Inspired by Paul’s latest blog post, which recounts his story of breaking a bone, I thought of the earliest injury I can remember receiving. It’s also the earliest memory I have of physical pain. Disclaimer: if blood makes you uneasy, proceed with caution.
This isn’t a story of a broken bone, but of falling on shattered glass.
I was about 5 years old, and running full speed across a cold November ground, leaves crunching under my feet, in the Houtman and Phillip Green Park in Media. I can’t remember who, or what, I was running after, but I can remember what it felt like to fall.
My sister and I had walked to the park with our Dad and our dog, Chelsea, as we often did on weekend afternoons. As we completed the two and a half block walk from our house on Jefferson Street to the park, I can remember the excitement I felt for an afternoon outside, in a place that, to my 5-year-old self, felt like a far walk from home.
Once in the park, we found skinny tree branches and started throwing them ahead of us, enticing Chelsea with a game of fetch. I watched Chelsea’s black figure dash across the ground, growing smaller, until she returned with the prize. Chelsea, a 60-pound Irish Setter/Lab mix, was an obedient dog, patient and kind, and very tolerant of my and my sister’s games. We’d throw these branches to her for what seemed like hours, and without fail, she’d bring them back. That day, however, my mom had bundled me up in a pink and purple puffy neon coat, gloves, and a hat that covered my ears, and eventually, the puffiness of the coat made throwing the branches rather difficult.
I still can’t remember why, but I started running next, picking up speed quickly. I could feel the chilly air on my face, and the breeze that cut through the thin material of my gloves. I could hear the stillness of the park (we were among a few brave souls who ventured out on this cold day), and the crunch of the brown and orange leaves under my feet.
All of a sudden, my feet slipped on those leaves, and I fell forward, landing flat on my stomach. Still in shock, I quickly pushed my hands into the ground to sit up and felt something wet on my palms. I flipped them over and saw that they were covered in slashes of bright red blood. My blood! The shock I’d previously felt wore off after seeing this, and I was overcome with a searing sensation of pain in both of my palms.

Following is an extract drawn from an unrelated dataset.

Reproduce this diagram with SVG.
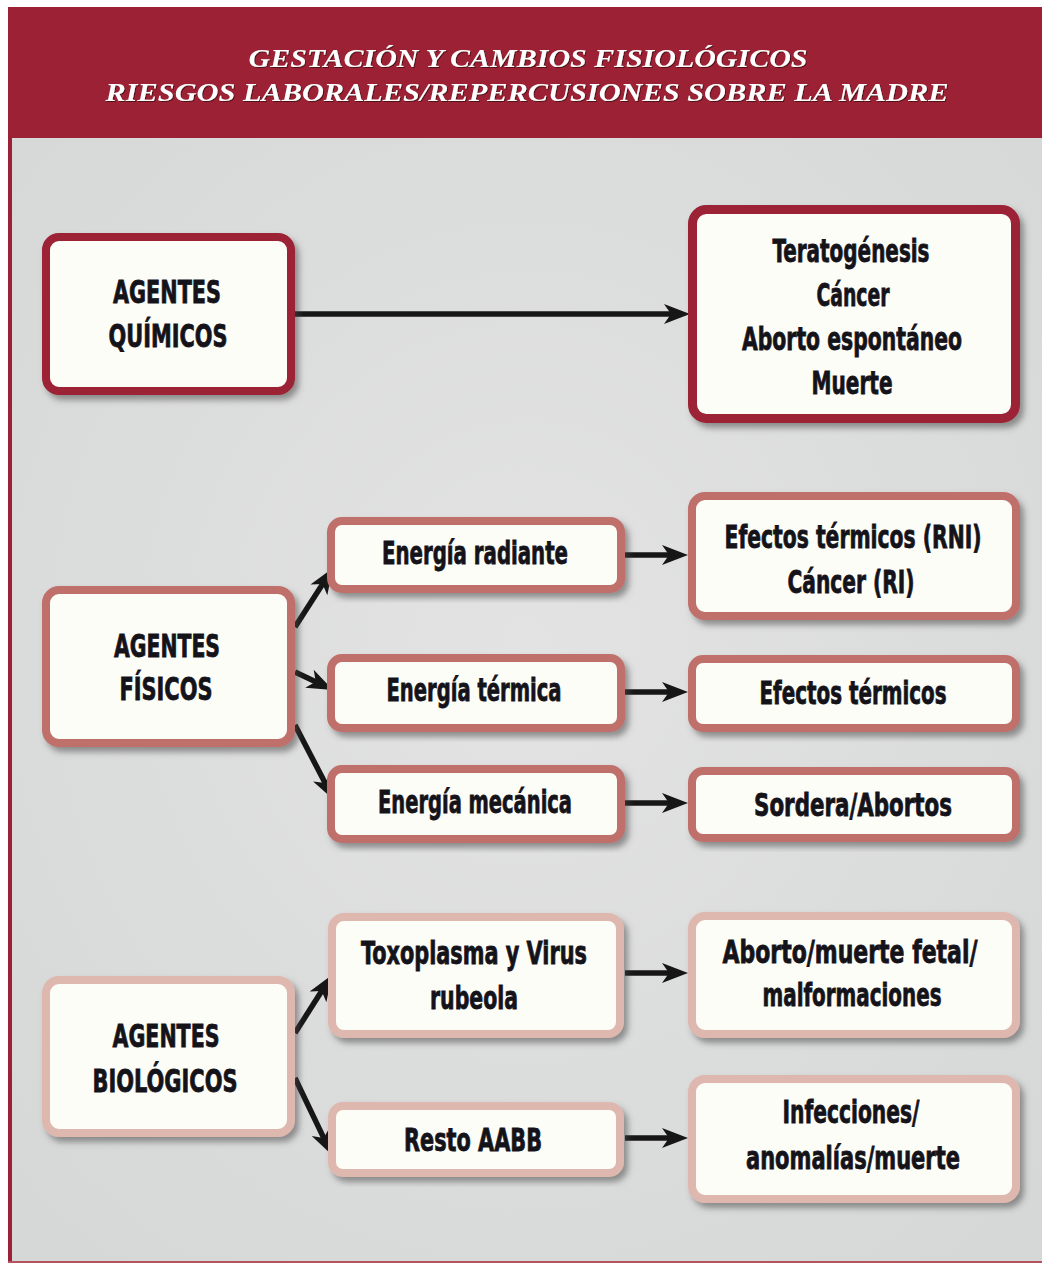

Tiny shards of glass covered my palms, each one marked with blood.
I started alternating between screaming and crying, stuck in that state of overwhelming emotions, until my Dad appeared by my side.
So This is Pain
Somehow, we made it home and to the kitchen of our house, where I stood over a large white basin. Cold water poured out of the spicket onto my palms. Every drop felt worse than the vaccine shots I received at the doctor’s office.
Our next-door neighbor, Joan, who had been at the house visiting my Mom when we arrived, stood next to me. “Sarah, I know this hurts, but we need to remove the glass,” she instructed. Joan was working quickly to remove each tiny clear piece with tweezers that stung each time she pressed them into my skin. The sting as each piece was extracted hurt more than anything I’d previously experienced.
“Think of something else, sweetheart,” Joan urged. “Tell me, what did you eat for breakfast today?
I did think about it, and I remembered that I had eaten Corn Flakes with milk.
“That sounds good,” she said. “What is your favorite cereal?”
I thought about this answer, deciding between Frosted Flakes and Cheerios.
“I guess…Frosted Flakes?” I replied.
Maybe I should’ve said Lucky Charms, I thought. But my parents wouldn’t buy them because they said they were “too sugary,” so I rarely ate them. Then I remembered that I had completely overlooked Corn Pops, which my parents did buy occasionally.
“All done!” Joan exclaimed.
“What?” I said. Then I looked at my hands. Yes, they were still raw and red, but they looked glass-free!
In thinking about cereal, I’d distracted myself from the pain.
Even to this day, when I need an idea for how to tolerate pain, I remember standing in my parents’ kitchen, shattered glass covering my hands, thinking about cereal.